Lines of data:
━━━━━━━━

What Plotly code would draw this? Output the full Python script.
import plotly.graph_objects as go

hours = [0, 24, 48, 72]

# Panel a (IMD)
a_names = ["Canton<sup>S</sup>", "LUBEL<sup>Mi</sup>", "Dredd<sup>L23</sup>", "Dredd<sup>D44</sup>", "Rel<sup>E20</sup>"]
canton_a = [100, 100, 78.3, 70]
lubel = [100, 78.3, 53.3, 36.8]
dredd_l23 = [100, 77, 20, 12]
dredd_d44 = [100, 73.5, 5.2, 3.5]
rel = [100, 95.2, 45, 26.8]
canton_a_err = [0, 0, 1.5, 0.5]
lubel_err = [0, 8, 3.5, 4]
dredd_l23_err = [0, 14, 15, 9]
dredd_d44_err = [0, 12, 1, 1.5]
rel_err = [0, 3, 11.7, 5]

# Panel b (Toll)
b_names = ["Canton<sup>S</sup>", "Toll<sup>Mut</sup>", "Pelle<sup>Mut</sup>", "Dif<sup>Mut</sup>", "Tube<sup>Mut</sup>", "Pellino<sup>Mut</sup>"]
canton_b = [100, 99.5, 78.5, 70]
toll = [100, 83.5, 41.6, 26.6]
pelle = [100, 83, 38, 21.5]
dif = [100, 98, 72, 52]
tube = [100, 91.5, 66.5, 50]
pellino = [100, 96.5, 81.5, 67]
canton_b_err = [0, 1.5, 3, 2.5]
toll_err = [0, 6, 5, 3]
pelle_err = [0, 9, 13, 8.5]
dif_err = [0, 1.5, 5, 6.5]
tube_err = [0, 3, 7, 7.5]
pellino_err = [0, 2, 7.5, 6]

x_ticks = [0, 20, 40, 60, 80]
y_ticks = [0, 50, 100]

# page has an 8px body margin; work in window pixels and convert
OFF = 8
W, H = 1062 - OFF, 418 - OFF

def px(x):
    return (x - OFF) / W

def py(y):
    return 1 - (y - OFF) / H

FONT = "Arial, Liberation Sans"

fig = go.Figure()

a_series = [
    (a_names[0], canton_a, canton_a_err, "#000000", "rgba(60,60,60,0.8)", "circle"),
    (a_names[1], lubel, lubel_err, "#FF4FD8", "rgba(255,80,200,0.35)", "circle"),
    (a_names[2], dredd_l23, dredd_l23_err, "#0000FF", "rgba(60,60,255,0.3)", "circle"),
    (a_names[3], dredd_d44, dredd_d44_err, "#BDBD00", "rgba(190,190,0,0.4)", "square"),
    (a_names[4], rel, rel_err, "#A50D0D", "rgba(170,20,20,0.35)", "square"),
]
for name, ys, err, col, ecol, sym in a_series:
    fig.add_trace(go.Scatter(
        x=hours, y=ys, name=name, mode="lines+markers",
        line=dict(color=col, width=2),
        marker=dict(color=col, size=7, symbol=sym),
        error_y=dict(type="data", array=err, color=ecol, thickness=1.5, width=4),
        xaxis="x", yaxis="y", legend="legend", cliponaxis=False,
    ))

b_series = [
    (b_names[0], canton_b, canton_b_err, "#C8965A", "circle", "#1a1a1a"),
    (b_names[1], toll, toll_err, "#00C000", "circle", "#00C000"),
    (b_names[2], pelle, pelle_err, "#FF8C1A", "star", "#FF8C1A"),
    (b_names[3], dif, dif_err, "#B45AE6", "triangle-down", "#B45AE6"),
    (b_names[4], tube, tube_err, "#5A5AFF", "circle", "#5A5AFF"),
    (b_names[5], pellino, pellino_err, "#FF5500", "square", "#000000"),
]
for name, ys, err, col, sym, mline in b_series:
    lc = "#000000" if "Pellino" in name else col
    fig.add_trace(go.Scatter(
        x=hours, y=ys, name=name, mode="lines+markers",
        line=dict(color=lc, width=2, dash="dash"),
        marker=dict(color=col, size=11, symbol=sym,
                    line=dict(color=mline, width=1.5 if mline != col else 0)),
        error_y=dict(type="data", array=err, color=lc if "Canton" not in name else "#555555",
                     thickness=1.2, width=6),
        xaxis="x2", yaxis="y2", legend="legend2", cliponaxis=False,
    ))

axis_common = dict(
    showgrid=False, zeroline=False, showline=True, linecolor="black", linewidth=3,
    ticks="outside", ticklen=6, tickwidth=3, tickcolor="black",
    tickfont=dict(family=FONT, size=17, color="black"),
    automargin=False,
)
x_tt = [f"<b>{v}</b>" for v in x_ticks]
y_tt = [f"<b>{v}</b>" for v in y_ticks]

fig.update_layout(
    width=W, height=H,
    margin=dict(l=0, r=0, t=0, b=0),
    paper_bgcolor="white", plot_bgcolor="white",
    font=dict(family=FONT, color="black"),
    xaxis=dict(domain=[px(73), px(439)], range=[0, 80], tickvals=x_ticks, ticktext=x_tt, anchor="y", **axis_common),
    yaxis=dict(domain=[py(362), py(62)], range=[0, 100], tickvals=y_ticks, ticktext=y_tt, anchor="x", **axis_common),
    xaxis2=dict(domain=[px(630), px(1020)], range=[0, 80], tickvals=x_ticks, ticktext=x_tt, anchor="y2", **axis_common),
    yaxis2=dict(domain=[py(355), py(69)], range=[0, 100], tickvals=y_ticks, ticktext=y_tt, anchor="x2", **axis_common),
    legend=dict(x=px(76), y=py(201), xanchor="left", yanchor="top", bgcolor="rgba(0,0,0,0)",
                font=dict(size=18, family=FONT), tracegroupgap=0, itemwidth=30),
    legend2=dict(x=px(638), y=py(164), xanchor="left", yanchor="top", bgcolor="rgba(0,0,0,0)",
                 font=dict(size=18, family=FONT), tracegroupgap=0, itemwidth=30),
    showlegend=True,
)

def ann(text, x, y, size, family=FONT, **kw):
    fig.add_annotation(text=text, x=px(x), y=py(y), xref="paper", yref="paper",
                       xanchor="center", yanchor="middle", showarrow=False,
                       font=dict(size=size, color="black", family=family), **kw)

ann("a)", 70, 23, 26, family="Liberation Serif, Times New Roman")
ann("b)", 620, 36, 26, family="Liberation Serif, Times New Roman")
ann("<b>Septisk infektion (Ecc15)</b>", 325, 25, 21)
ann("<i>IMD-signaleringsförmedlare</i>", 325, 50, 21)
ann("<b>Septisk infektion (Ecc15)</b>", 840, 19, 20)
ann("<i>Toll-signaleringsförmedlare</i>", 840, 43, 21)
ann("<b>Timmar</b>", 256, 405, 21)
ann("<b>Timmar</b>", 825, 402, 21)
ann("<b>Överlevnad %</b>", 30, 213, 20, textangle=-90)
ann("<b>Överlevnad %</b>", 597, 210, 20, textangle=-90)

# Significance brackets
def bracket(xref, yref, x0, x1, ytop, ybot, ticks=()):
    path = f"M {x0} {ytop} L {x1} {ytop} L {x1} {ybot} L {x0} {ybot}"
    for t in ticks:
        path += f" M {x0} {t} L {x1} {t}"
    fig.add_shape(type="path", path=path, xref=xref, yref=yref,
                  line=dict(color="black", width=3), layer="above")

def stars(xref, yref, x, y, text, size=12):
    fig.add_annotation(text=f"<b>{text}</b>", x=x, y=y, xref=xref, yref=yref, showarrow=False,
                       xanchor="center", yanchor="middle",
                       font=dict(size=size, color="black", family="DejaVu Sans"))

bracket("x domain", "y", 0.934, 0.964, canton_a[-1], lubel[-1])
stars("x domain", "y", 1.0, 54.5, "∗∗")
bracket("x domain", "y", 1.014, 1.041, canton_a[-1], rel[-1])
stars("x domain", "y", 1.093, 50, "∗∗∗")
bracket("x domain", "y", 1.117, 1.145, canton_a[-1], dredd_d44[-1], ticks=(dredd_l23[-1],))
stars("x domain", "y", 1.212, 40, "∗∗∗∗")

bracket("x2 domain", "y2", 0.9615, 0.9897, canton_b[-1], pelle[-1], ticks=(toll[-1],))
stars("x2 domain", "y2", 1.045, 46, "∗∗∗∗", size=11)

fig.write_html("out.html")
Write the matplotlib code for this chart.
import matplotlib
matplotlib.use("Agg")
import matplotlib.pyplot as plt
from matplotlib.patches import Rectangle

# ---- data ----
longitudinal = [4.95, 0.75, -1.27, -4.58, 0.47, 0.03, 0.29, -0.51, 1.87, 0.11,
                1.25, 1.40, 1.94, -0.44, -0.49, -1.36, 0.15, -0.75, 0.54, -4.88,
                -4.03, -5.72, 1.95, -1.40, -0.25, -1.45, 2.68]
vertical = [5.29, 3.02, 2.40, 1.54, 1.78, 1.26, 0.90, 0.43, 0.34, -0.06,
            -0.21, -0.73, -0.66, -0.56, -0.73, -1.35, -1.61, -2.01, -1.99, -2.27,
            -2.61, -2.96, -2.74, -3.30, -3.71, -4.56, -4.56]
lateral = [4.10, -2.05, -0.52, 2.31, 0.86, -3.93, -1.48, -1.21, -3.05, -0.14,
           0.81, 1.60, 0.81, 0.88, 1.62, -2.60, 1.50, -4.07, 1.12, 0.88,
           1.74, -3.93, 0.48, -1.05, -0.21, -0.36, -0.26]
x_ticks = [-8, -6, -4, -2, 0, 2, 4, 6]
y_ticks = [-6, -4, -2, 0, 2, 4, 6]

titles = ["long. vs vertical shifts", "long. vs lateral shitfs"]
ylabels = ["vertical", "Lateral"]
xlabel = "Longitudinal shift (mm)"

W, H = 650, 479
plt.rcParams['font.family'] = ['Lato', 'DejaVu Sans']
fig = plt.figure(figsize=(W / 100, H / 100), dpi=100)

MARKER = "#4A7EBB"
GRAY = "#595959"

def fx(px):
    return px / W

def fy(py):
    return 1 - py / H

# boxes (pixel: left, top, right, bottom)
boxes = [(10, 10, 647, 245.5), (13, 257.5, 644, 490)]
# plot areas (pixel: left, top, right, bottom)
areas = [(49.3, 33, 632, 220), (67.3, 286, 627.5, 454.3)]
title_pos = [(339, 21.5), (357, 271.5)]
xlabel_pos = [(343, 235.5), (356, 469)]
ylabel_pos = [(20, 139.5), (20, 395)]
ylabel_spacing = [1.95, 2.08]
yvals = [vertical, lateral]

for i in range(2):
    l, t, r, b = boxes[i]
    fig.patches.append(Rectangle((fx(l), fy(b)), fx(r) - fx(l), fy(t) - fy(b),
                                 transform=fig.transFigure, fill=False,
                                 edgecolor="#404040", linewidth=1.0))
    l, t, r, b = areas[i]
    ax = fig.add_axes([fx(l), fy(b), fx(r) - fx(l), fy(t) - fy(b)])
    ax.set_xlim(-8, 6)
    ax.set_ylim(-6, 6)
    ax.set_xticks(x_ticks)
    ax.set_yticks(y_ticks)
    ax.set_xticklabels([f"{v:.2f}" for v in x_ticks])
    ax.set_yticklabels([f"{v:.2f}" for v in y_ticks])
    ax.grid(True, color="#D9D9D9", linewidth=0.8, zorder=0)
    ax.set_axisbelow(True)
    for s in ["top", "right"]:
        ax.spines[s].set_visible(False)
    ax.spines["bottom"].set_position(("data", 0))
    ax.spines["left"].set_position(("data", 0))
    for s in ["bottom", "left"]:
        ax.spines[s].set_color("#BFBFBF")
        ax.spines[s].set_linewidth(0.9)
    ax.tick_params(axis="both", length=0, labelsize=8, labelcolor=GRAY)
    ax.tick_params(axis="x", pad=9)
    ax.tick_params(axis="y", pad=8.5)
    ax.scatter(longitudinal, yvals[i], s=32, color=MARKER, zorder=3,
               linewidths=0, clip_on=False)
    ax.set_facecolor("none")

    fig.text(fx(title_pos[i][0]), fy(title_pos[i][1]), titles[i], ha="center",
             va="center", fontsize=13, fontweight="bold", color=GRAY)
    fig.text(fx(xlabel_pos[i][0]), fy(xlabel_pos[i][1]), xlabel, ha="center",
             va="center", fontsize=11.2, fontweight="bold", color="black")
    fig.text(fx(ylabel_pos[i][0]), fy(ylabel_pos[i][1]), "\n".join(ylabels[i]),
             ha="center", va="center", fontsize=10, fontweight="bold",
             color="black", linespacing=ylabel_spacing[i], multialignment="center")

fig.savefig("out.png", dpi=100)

━━━━━━━━

Required task: Search the records above for "code". Copy each line where it is found.

Solution for this task:
What Plotly code would draw this? Output the full Python script.
Write the matplotlib code for this chart.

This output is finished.